● Written exercise:
Transcribe the material exactly. Images do not belong in the copy.
··· Recorded data
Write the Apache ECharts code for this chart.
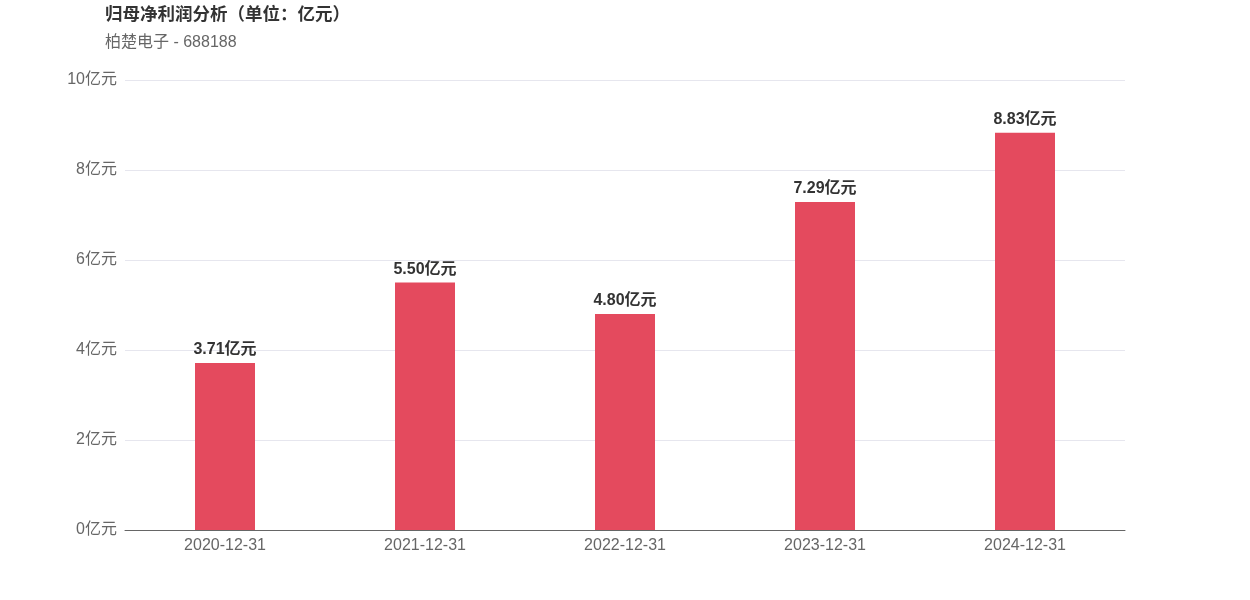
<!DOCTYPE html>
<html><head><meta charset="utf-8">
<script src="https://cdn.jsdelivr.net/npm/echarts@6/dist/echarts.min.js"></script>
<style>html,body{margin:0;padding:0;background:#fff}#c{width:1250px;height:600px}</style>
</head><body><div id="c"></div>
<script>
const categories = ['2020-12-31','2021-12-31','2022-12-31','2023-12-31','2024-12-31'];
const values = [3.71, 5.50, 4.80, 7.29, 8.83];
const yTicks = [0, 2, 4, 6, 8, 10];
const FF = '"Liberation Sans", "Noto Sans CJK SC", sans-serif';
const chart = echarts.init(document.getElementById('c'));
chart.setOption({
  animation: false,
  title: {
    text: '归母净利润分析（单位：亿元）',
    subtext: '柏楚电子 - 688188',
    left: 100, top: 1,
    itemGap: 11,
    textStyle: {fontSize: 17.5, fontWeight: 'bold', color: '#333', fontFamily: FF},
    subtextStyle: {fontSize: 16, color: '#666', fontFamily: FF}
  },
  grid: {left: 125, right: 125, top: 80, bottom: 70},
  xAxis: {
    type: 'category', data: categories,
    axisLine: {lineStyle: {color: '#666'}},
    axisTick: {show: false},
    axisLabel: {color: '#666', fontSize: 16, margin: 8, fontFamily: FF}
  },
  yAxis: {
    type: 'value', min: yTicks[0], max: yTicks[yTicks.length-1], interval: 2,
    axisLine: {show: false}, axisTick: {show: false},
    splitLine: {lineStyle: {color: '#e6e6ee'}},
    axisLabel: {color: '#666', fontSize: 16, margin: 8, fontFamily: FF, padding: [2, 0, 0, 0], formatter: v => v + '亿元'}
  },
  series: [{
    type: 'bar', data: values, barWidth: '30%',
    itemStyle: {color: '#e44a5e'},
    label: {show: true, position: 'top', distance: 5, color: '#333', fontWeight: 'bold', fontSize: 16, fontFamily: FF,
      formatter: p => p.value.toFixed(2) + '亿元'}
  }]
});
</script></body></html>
······
● Completed exercise:
Write the Apache ECharts code for this chart.
<!DOCTYPE html>
<html><head><meta charset="utf-8">
<script src="https://cdn.jsdelivr.net/npm/echarts@6/dist/echarts.min.js"></script>
<style>html,body{margin:0;padding:0;background:#fff}#c{width:1250px;height:600px}</style>
</head><body><div id="c"></div>
<script>
const categories = ['2020-12-31','2021-12-31','2022-12-31','2023-12-31','2024-12-31'];
const values = [3.71, 5.50, 4.80, 7.29, 8.83];
const yTicks = [0, 2, 4, 6, 8, 10];
const FF = '"Liberation Sans", "Noto Sans CJK SC", sans-serif';
const chart = echarts.init(document.getElementById('c'));
chart.setOption({
  animation: false,
  title: {
    text: '归母净利润分析（单位：亿元）',
    subtext: '柏楚电子 - 688188',
    left: 100, top: 1,
    itemGap: 11,
    textStyle: {fontSize: 17.5, fontWeight: 'bold', color: '#333', fontFamily: FF},
    subtextStyle: {fontSize: 16, color: '#666', fontFamily: FF}
  },
  grid: {left: 125, right: 125, top: 80, bottom: 70},
  xAxis: {
    type: 'category', data: categories,
    axisLine: {lineStyle: {color: '#666'}},
    axisTick: {show: false},
    axisLabel: {color: '#666', fontSize: 16, margin: 8, fontFamily: FF}
  },
  yAxis: {
    type: 'value', min: yTicks[0], max: yTicks[yTicks.length-1], interval: 2,
    axisLine: {show: false}, axisTick: {show: false},
    splitLine: {lineStyle: {color: '#e6e6ee'}},
    axisLabel: {color: '#666', fontSize: 16, margin: 8, fontFamily: FF, padding: [2, 0, 0, 0], formatter: v => v + '亿元'}
  },
  series: [{
    type: 'bar', data: values, barWidth: '30%',
    itemStyle: {color: '#e44a5e'},
    label: {show: true, position: 'top', distance: 5, color: '#333', fontWeight: 'bold', fontSize: 16, fontFamily: FF,
      formatter: p => p.value.toFixed(2) + '亿元'}
  }]
});
</script></body></html>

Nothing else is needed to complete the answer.